-- START SOURCE EXCERPT --

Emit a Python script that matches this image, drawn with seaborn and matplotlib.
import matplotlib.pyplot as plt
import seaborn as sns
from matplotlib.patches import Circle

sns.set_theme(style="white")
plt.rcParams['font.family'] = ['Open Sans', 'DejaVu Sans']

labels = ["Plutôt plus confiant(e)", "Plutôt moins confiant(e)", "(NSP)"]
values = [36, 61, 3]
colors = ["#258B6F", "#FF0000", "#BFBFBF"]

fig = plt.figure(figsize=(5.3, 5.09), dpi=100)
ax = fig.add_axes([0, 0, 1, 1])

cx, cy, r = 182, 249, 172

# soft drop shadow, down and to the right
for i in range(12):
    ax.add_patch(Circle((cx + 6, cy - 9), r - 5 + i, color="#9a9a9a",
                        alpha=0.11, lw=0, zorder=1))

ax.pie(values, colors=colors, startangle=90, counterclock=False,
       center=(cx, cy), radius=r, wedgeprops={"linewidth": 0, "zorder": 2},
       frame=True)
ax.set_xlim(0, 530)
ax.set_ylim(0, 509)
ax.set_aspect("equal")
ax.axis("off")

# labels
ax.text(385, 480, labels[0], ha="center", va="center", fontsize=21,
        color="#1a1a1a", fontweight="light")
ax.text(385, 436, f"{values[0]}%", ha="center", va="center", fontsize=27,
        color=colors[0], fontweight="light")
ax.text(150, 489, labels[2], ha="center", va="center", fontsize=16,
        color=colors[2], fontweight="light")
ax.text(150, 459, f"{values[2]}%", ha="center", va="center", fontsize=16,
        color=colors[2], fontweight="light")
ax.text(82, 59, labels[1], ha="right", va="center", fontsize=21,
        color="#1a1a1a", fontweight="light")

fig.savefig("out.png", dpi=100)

-- END SOURCE EXCERPT --

WORK TO DO: Word for word, quote the lines of the material from the first line through the line with "cx, cy, r = 182, 249, 172", both ends included.

FINISHED TASK:
Emit a Python script that matches this image, drawn with seaborn and matplotlib.
import matplotlib.pyplot as plt
import seaborn as sns
from matplotlib.patches import Circle

sns.set_theme(style="white")
plt.rcParams['font.family'] = ['Open Sans', 'DejaVu Sans']

labels = ["Plutôt plus confiant(e)", "Plutôt moins confiant(e)", "(NSP)"]
values = [36, 61, 3]
colors = ["#258B6F", "#FF0000", "#BFBFBF"]

fig = plt.figure(figsize=(5.3, 5.09), dpi=100)
ax = fig.add_axes([0, 0, 1, 1])

cx, cy, r = 182, 249, 172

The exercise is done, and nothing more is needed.